[DIRECTION] Copy all of the material word for word, except for the pictures.

[DATA PROVIDED]
§ §

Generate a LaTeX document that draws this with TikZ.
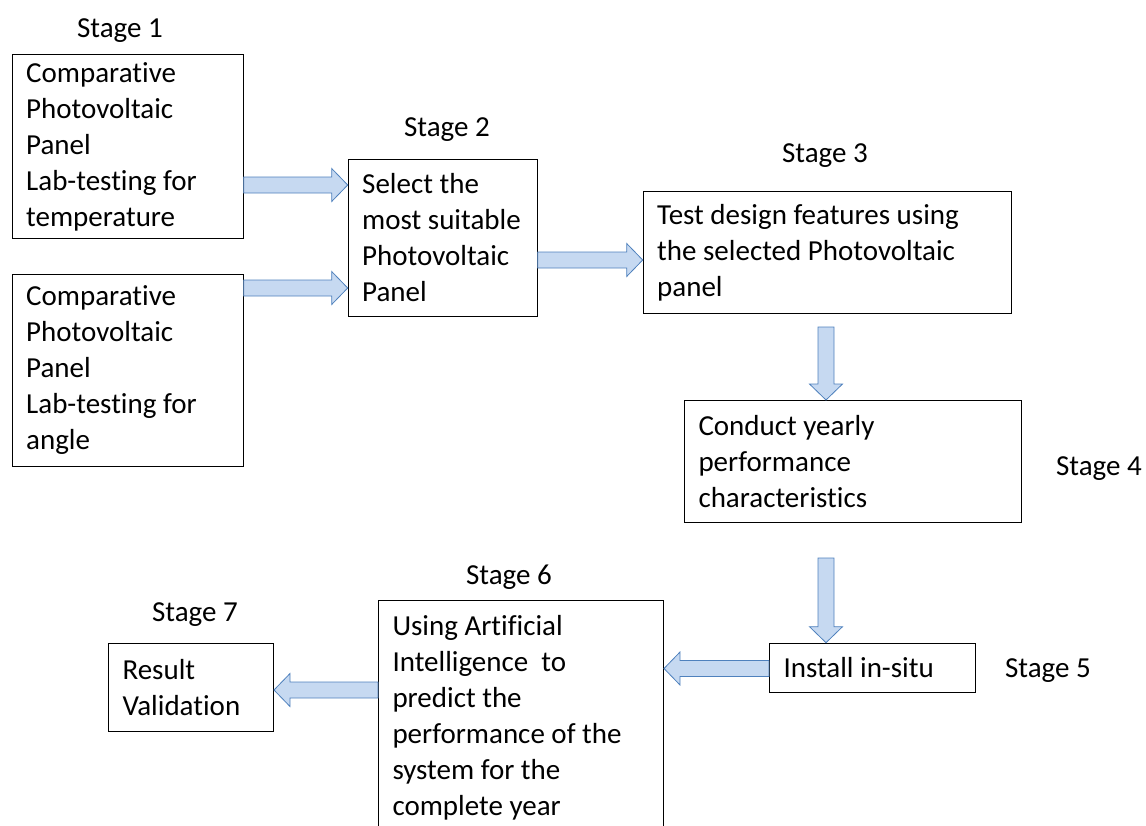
\documentclass[tikz,border=0pt]{standalone}
\usepackage{fontspec}
\setmainfont{Carlito}[Ligatures=NoCommon]
\usetikzlibrary{calc}
\definecolor{arrowfill}{RGB}{198,217,241}
\definecolor{arrowline}{RGB}{79,129,189}
\tikzset{
  stagebox/.style={draw,line width=1pt,anchor=north west,align=flush left,
    inner xsep=14pt,inner ysep=0pt,font=\fontsize{29}{36}\selectfont},
  stagelabel/.style={anchor=base,inner sep=0pt,font=\fontsize{29}{36}\selectfont},
  blockarrow/.style={draw=arrowline,fill=arrowfill,line width=0.8pt,
    to path={let \p1=(\tikztostart), \p2=(\tikztotarget),
      \p3=($(\p2)!16pt!(\p1)$) in
      ($(\p1)!8pt!90:(\p2)$) -- ($(\p3)!8pt!-90:(\p1)$) -- ($(\p3)!16.5pt!-90:(\p1)$)
      -- (\p2) -- ($(\p3)!16.5pt!90:(\p1)$) -- ($(\p3)!8pt!90:(\p1)$)
      -- ($(\p1)!8pt!-90:(\p2)$) -- cycle}}
}
\begin{document}
\begin{tikzpicture}[x=1pt,y=-1pt]
	\useasboundingbox (0,0) rectangle (1146,825);
	% boxes
	\node[stagebox,minimum width=231pt,minimum height=184pt,text width=203pt] (cmptemp) at (11.7,54)
		{Comparative\\Photovoltaic\\Panel\\Lab-testing for\\temperature};
	\node[stagebox,minimum width=231pt,minimum height=192pt,text width=203pt] (cmpangle) at (11.7,274)
		{Comparative\\Photovoltaic\\Panel\\Lab-testing for\\angle};
	\node[stagebox,minimum width=189pt,minimum height=157pt,text width=161pt] (select) at (347.7,159)
		{Select the\\most suitable\\Photovoltaic\\Panel};
	\node[stagebox,minimum width=368pt,minimum height=122pt,text width=340pt] (testdesign) at (642.7,191)
		{Test design features using\\the selected Photovoltaic\\panel};
	\node[stagebox,minimum width=337pt,minimum height=122pt,text width=309pt] (yearly) at (684,400)
		{Conduct yearly\\performance\\characteristics};
	\node[stagebox,minimum width=206pt,minimum height=49pt,text width=178pt] (insitu) at (769,642.7)
		{Install in-situ};
	\node[stagebox,minimum width=285pt,minimum height=235pt,text width=257pt] (predict) at (378,600)
		{Using Artificial\\Intelligence \ to\\predict the\\performance of the\\system for the\\complete year};
	\node[stagebox,minimum width=165pt,minimum height=88pt,text width=137pt] (validation) at (108,643)
		{Result\\Validation};
	% stage labels
	\node[stagelabel] (st1) at (120,37) {Stage 1};
	\node[stagelabel] (st2) at (447,136) {Stage 2};
	\node[stagelabel] (st3) at (825,162) {Stage 3};
	\node[stagelabel] (st4) at (1099,475) {Stage 4};
	\node[stagelabel] (st5) at (1048,677) {Stage 5};
	\node[stagelabel] (st6) at (509,584) {Stage 6};
	\node[stagelabel] (st7) at (195,621) {Stage 7};
	% arrows
	\coordinate (dnone) at (826,327);
	\coordinate (dntwo) at (826,558);
	\draw[blockarrow] (cmptemp.east |- 0,185) to (select.west |- 0,185);
	\draw[blockarrow] (cmpangle.east |- 0,288) to (select.west |- 0,288);
	\draw[blockarrow] (select.east |- 0,260) to (testdesign.west |- 0,260);
	\draw[blockarrow] (dnone) to (dnone |- yearly.north);
	\draw[blockarrow] (dntwo) to (dntwo |- insitu.north);
	\draw[blockarrow] (insitu.west |- 0,668.5) to (predict.east |- 0,668.5);
	\draw[blockarrow] (predict.west |- 0,690) to (validation.east |- 0,690);
\end{tikzpicture}
\end{document}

§ §

[SOLUTION TO THE EXERCISE]
Generate a LaTeX document that draws this with TikZ.
\documentclass[tikz,border=0pt]{standalone}
\usepackage{fontspec}
\setmainfont{Carlito}[Ligatures=NoCommon]
\usetikzlibrary{calc}
\definecolor{arrowfill}{RGB}{198,217,241}
\definecolor{arrowline}{RGB}{79,129,189}
\tikzset{
  stagebox/.style={draw,line width=1pt,anchor=north west,align=flush left,
    inner xsep=14pt,inner ysep=0pt,font=\fontsize{29}{36}\selectfont},
  stagelabel/.style={anchor=base,inner sep=0pt,font=\fontsize{29}{36}\selectfont},
  blockarrow/.style={draw=arrowline,fill=arrowfill,line width=0.8pt,
    to path={let \p1=(\tikztostart), \p2=(\tikztotarget),
      \p3=($(\p2)!16pt!(\p1)$) in
      ($(\p1)!8pt!90:(\p2)$) -- ($(\p3)!8pt!-90:(\p1)$) -- ($(\p3)!16.5pt!-90:(\p1)$)
      -- (\p2) -- ($(\p3)!16.5pt!90:(\p1)$) -- ($(\p3)!8pt!90:(\p1)$)
      -- ($(\p1)!8pt!-90:(\p2)$) -- cycle}}
}
\begin{document}
\begin{tikzpicture}[x=1pt,y=-1pt]
	\useasboundingbox (0,0) rectangle (1146,825);
	% boxes
	\node[stagebox,minimum width=231pt,minimum height=184pt,text width=203pt] (cmptemp) at (11.7,54)
		{Comparative\\Photovoltaic\\Panel\\Lab-testing for\\temperature};
	\node[stagebox,minimum width=231pt,minimum height=192pt,text width=203pt] (cmpangle) at (11.7,274)
		{Comparative\\Photovoltaic\\Panel\\Lab-testing for\\angle};
	\node[stagebox,minimum width=189pt,minimum height=157pt,text width=161pt] (select) at (347.7,159)
		{Select the\\most suitable\\Photovoltaic\\Panel};
	\node[stagebox,minimum width=368pt,minimum height=122pt,text width=340pt] (testdesign) at (642.7,191)
		{Test design features using\\the selected Photovoltaic\\panel};
	\node[stagebox,minimum width=337pt,minimum height=122pt,text width=309pt] (yearly) at (684,400)
		{Conduct yearly\\performance\\characteristics};
	\node[stagebox,minimum width=206pt,minimum height=49pt,text width=178pt] (insitu) at (769,642.7)
		{Install in-situ};
	\node[stagebox,minimum width=285pt,minimum height=235pt,text width=257pt] (predict) at (378,600)
		{Using Artificial\\Intelligence \ to\\predict the\\performance of the\\system for the\\complete year};
	\node[stagebox,minimum width=165pt,minimum height=88pt,text width=137pt] (validation) at (108,643)
		{Result\\Validation};
	% stage labels
	\node[stagelabel] (st1) at (120,37) {Stage 1};
	\node[stagelabel] (st2) at (447,136) {Stage 2};
	\node[stagelabel] (st3) at (825,162) {Stage 3};
	\node[stagelabel] (st4) at (1099,475) {Stage 4};
	\node[stagelabel] (st5) at (1048,677) {Stage 5};
	\node[stagelabel] (st6) at (509,584) {Stage 6};
	\node[stagelabel] (st7) at (195,621) {Stage 7};
	% arrows
	\coordinate (dnone) at (826,327);
	\coordinate (dntwo) at (826,558);
	\draw[blockarrow] (cmptemp.east |- 0,185) to (select.west |- 0,185);
	\draw[blockarrow] (cmpangle.east |- 0,288) to (select.west |- 0,288);
	\draw[blockarrow] (select.east |- 0,260) to (testdesign.west |- 0,260);
	\draw[blockarrow] (dnone) to (dnone |- yearly.north);
	\draw[blockarrow] (dntwo) to (dntwo |- insitu.north);
	\draw[blockarrow] (insitu.west |- 0,668.5) to (predict.east |- 0,668.5);
	\draw[blockarrow] (predict.west |- 0,690) to (validation.east |- 0,690);
\end{tikzpicture}
\end{document}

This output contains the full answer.